“Ah, an old style Church of Ireland clergyman”, said the man, “racing around the country like a hero”.
“Not really”, I said. Driving the roads of the Irish midlands may be many things, but heroic it is not.
I worry sometimes that apart from the fact that my heroes are all dead, or, like Inspector Morse, never existed in the first place, there are very few clergy in their ranks, unless you count Don Camillo, who, even had he existed, would by now be dead.
Heroes for me are people like Churchill, fighting with the British establishment on one side and with the “black dog” of depression and self-doubt on the other, and Gandalf, the wizard from the The Lord of the Rings, who struggles alone against overwhelming odds and when faced with death just sees it as another step to be taken.
If one excludes Desmond Tutu, I can’t really think of any Anglican churchmen who fit into the category of heroic. Does the Archbishop of Canterbury strike anyone as a hero? There are Roman Catholic priests whom I have met who do wonderful work in the face of adversity and, in places like the Philippines, in the face of threats intimidation and violence, but Anglican heroes are rare.

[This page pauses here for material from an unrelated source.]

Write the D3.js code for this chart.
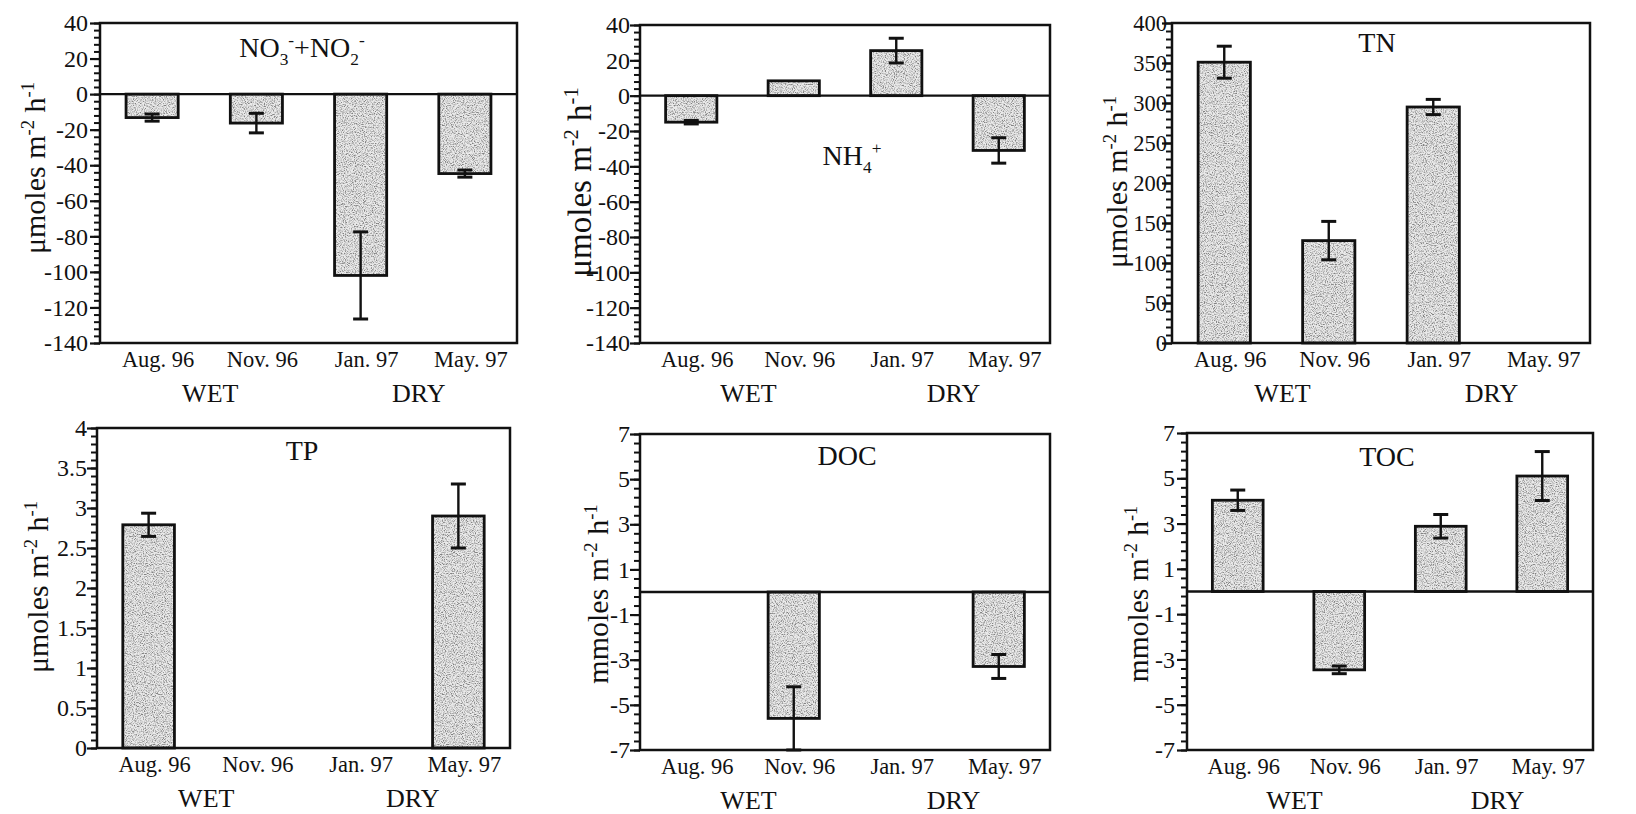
<!DOCTYPE html>
<html><head><meta charset="utf-8">
<script src="https://cdn.jsdelivr.net/npm/d3@7"></script>
<style>
html,body{margin:0;padding:0;background:#fff;}
svg{display:block;}
</style>
</head><body>
<svg id="chart" width="1636" height="814"></svg>
<script>
// Sampling dates and seasons shared by all six panels
const months = ["Aug. 96", "Nov. 96", "Jan. 97", "May. 97"];
const seasons = ["WET", "DRY"];

// Flux means and error (± half-range) per sampling date; null = no bar
const no3Mean = [-13.2, -16.3, -102, -44.7];
const no3Err  = [2, 5.5, 24.5, 2];
const nh4Mean = [-15, 8.4, 25.5, -31];
const nh4Err  = [1, 0, 7, 7.2];
const tnMean  = [351, 128, 295, null];
const tnErr   = [20, 24, 9.5, null];
const tpMean  = [2.79, null, null, 2.9];
const tpErr   = [0.145, null, null, 0.4];
const docMean = [null, -5.6, null, -3.3];
const docErr  = [null, 1.4, null, 0.53];
const tocMean = [4.03, -3.46, 2.88, 5.1];
const tocErr  = [0.45, 0.17, 0.52, 1.08];

// Y tick labels
const no3Ticks = [40, 20, 0, -20, -40, -60, -80, -100, -120, -140];
const nh4Ticks = [40, 20, 0, -20, -40, -60, -80, -100, -120, -140];
const tnTicks  = [0, 50, 100, 150, 200, 250, 300, 350, 400];
const tpTicks  = [0, 0.5, 1, 1.5, 2, 2.5, 3, 3.5, 4];
const docTicks = [7, 5, 3, 1, -1, -3, -5, -7];
const tocTicks = [7, 5, 3, 1, -1, -3, -5, -7];

const FONT = '"Liberation Serif", "Times New Roman", Tinos';
const INK = "#111";
const svg = d3.select("#chart");

// speckled grey fill for the bars
const defs = svg.append("defs");
const grain = defs.append("filter").attr("id", "grain")
  .attr("x", 0).attr("y", 0).attr("width", 1).attr("height", 1);
grain.append("feTurbulence").attr("type", "fractalNoise")
  .attr("baseFrequency", 0.9).attr("numOctaves", 2).attr("seed", 7).attr("result", "noise");
grain.append("feColorMatrix").attr("in", "noise").attr("type", "matrix")
  .attr("values", "3 0 0 0 -0.75  3 0 0 0 -0.75  3 0 0 0 -0.75  0 0 0 0 0.6")
  .attr("result", "speck");
grain.append("feComposite").attr("in", "speck").attr("in2", "SourceGraphic")
  .attr("operator", "in").attr("result", "speckIn");
const merge = grain.append("feMerge");
merge.append("feMergeNode").attr("in", "SourceGraphic");
merge.append("feMergeNode").attr("in", "speckIn");

const unitMicro = [{t: "\u03bcmoles m"}, {t: "-2", sup: true}, {t: " h"}, {t: "-1", sup: true}];
const unitMilli = [{t: "mmoles m"}, {t: "-2", sup: true}, {t: " h"}, {t: "-1", sup: true}];

const panels = [
  {mean: no3Mean, err: no3Err, ticks: no3Ticks, minor: 4, unit: unitMicro, gap: 12, tickFont: 24,
   frame: {l: 100, r: 517, t: 23, b: 343}, ylab: [45, 168, 30],
   title: [{t: "NO"}, {t: "3", sub: true}, {t: "-", sup: true}, {t: "+NO"}, {t: "2", sub: true}, {t: "-", sup: true}],
   titlePos: [302, 57]},
  {mean: nh4Mean, err: nh4Err, ticks: nh4Ticks, minor: 4, unit: unitMicro, gap: 10, tickFont: 24,
   frame: {l: 640, r: 1050, t: 25, b: 343}, ylab: [591, 182, 33],
   title: [{t: "NH"}, {t: "4", sub: true}, {t: "+", sup: true}], titlePos: [852, 165]},
  {mean: tnMean, err: tnErr, ticks: tnTicks, minor: 10, unit: unitMicro, gap: 5, tickFont: 22.5,
   frame: {l: 1172, r: 1590, t: 23, b: 343}, ylab: [1127, 182, 30],
   title: [{t: "TN"}], titlePos: [1377, 52]},
  {mean: tpMean, err: tpErr, ticks: tpTicks, minor: 0.1, unit: unitMicro, gap: 10, tickFont: 24,
   frame: {l: 97, r: 510, t: 428, b: 748}, ylab: [48, 587, 30],
   title: [{t: "TP"}], titlePos: [302, 460]},
  {mean: docMean, err: docErr, ticks: docTicks, minor: 0.4, unit: unitMilli, gap: 10, tickFont: 24,
   frame: {l: 640, r: 1050, t: 434, b: 750}, ylab: [608, 594, 30],
   title: [{t: "DOC"}], titlePos: [847, 465]},
  {mean: tocMean, err: tocErr, ticks: tocTicks, minor: 0.4, unit: unitMilli, gap: 12, tickFont: 24,
   frame: {l: 1187, r: 1593, t: 433, b: 750}, ylab: [1148, 594, 29.5],
   title: [{t: "TOC"}], titlePos: [1387, 466]}
];

function styleText(sel, size) {
  return sel.style("font-family", FONT).style("font-size", size + "px").attr("fill", INK);
}

// write a text run with sub/superscripts as tspans
function richText(sel, parts, size) {
  let shift = 0;
  parts.forEach(p => {
    const target = p.sub ? size * 0.28 : p.sup ? -size * 0.38 : 0;
    sel.append("tspan")
      .attr("dy", target - shift)
      .style("font-size", ((p.sub || p.sup) ? size * 0.62 : size) + "px")
      .text(p.t);
    shift = target;
  });
}

panels.forEach(p => {
  const f = p.frame;
  const g = svg.append("g");
  const lo = d3.min(p.ticks), hi = d3.max(p.ticks);

  const x = d3.scaleBand().domain(months).range([f.l, f.r])
    .paddingInner(0.5).paddingOuter(0.25);
  const y = d3.scaleLinear().domain([lo, hi]).range([f.b, f.t]);

  // bars
  const rows = months.map((m, i) => ({m, v: p.mean[i], e: p.err[i]})).filter(d => d.v != null);
  g.selectAll("rect.bar").data(rows).join("rect").attr("class", "bar")
    .attr("x", d => x(d.m))
    .attr("y", d => y(Math.max(0, d.v)))
    .attr("width", x.bandwidth())
    .attr("height", d => Math.abs(y(d.v) - y(0)))
    .attr("fill", "#c4c4c4")
    .attr("filter", "url(#grain)");
  g.selectAll("rect.outline").data(rows).join("rect").attr("class", "outline")
    .attr("x", d => x(d.m))
    .attr("y", d => y(Math.max(0, d.v)))
    .attr("width", x.bandwidth())
    .attr("height", d => Math.abs(y(d.v) - y(0)))
    .attr("fill", "none").attr("stroke", INK).attr("stroke-width", 2.8);

  // error bars
  const eb = rows.filter(d => d.e > 0);
  const cx = d => x(d.m) + x.bandwidth() / 2;
  g.selectAll("line.err").data(eb).join("line").attr("class", "err")
    .attr("x1", cx).attr("x2", cx)
    .attr("y1", d => y(Math.max(lo, d.v - d.e))).attr("y2", d => y(d.v + d.e))
    .attr("stroke", INK).attr("stroke-width", 2.4);
  ["lower", "upper"].forEach(side => {
    g.selectAll("line.cap-" + side).data(eb).join("line").attr("class", "cap-" + side)
      .attr("x1", d => cx(d) - 7.5).attr("x2", d => cx(d) + 7.5)
      .attr("y1", d => y(side === "lower" ? Math.max(lo, d.v - d.e) : d.v + d.e))
      .attr("y2", d => y(side === "lower" ? Math.max(lo, d.v - d.e) : d.v + d.e))
      .attr("stroke", INK).attr("stroke-width", 3);
  });

  // zero line
  if (lo < 0 && hi > 0) {
    g.append("line").attr("x1", f.l).attr("x2", f.r).attr("y1", y(0)).attr("y2", y(0))
      .attr("stroke", INK).attr("stroke-width", 2.4);
  }

  // frame
  g.append("rect").attr("x", f.l).attr("y", f.t).attr("width", f.r - f.l).attr("height", f.b - f.t)
    .attr("fill", "none").attr("stroke", INK).attr("stroke-width", 2.5);

  // minor ticks
  const nMinor = Math.round((hi - lo) / p.minor);
  const minorVals = d3.range(nMinor + 1).map(k => +(lo + k * p.minor).toFixed(4));
  const minorAx = g.append("g").attr("transform", `translate(${f.l},0)`)
    .call(d3.axisLeft(y).tickValues(minorVals).tickSize(6).tickFormat(""));
  minorAx.select(".domain").remove();
  minorAx.selectAll("text").remove();
  minorAx.selectAll("line").attr("stroke", INK).attr("stroke-width", 2);

  // major ticks + labels
  const majorAx = g.append("g").attr("transform", `translate(${f.l},0)`)
    .call(d3.axisLeft(y).tickValues(p.ticks).tickSize(10).tickPadding(p.gap - 10)
      .tickFormat(d => String(d)));
  majorAx.select(".domain").remove();
  majorAx.selectAll("line").attr("stroke", INK).attr("stroke-width", 2.2);
  styleText(majorAx.selectAll("text"), p.tickFont);

  // month labels
  styleText(g.selectAll("text.month").data(months).join("text").attr("class", "month")
    .attr("x", d => x(d) + x.bandwidth() / 2 + 6)
    .attr("y", f.b + 24)
    .attr("text-anchor", "middle")
    .text(d => d), 22.5);

  // season labels, centred between the two dates of each season
  const seasonX = [x(months[1]) - x.step() * 0.25, x(months[3]) - x.step() * 0.25];
  styleText(g.selectAll("text.season").data(seasons).join("text").attr("class", "season")
    .attr("x", (d, i) => seasonX[i] + 6)
    .attr("y", f.b + 59)
    .attr("text-anchor", "middle")
    .text(d => d), 26);

  // y axis title
  const ySize = p.ylab[2];
  const yt = styleText(g.append("text")
    .attr("transform", `translate(${p.ylab[0]},${p.ylab[1]}) rotate(-90)`)
    .attr("text-anchor", "middle"), ySize);
  richText(yt, p.unit, ySize);

  // panel title
  const tt = styleText(g.append("text")
    .attr("x", p.titlePos[0]).attr("y", p.titlePos[1])
    .attr("text-anchor", "middle"), 28);
  richText(tt, p.title, 28);
});
</script>
</body></html>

Anglicans are altogether more moderate. Heroism and the middle way of which Anglicans are so fond don’t really go together. We sit easily with the idea that our sister church in England should be the established church of the state. How can a church that participates in the House of Lords and gives its blessing to the whole aristocratic system seriously consider that it might ever have a heroic role as a voice of dissent and radicalism?
Anglicans do maintenance tasks, not heroic deeds. Today I discussed gutters, accounts, school admissions – not really the stuff to stir the heart and soul.
Heroes are troubling because they ask questions of ordinary people. For me they point out the huge gap between the expectations of the Kingdom of God and Anglican reality.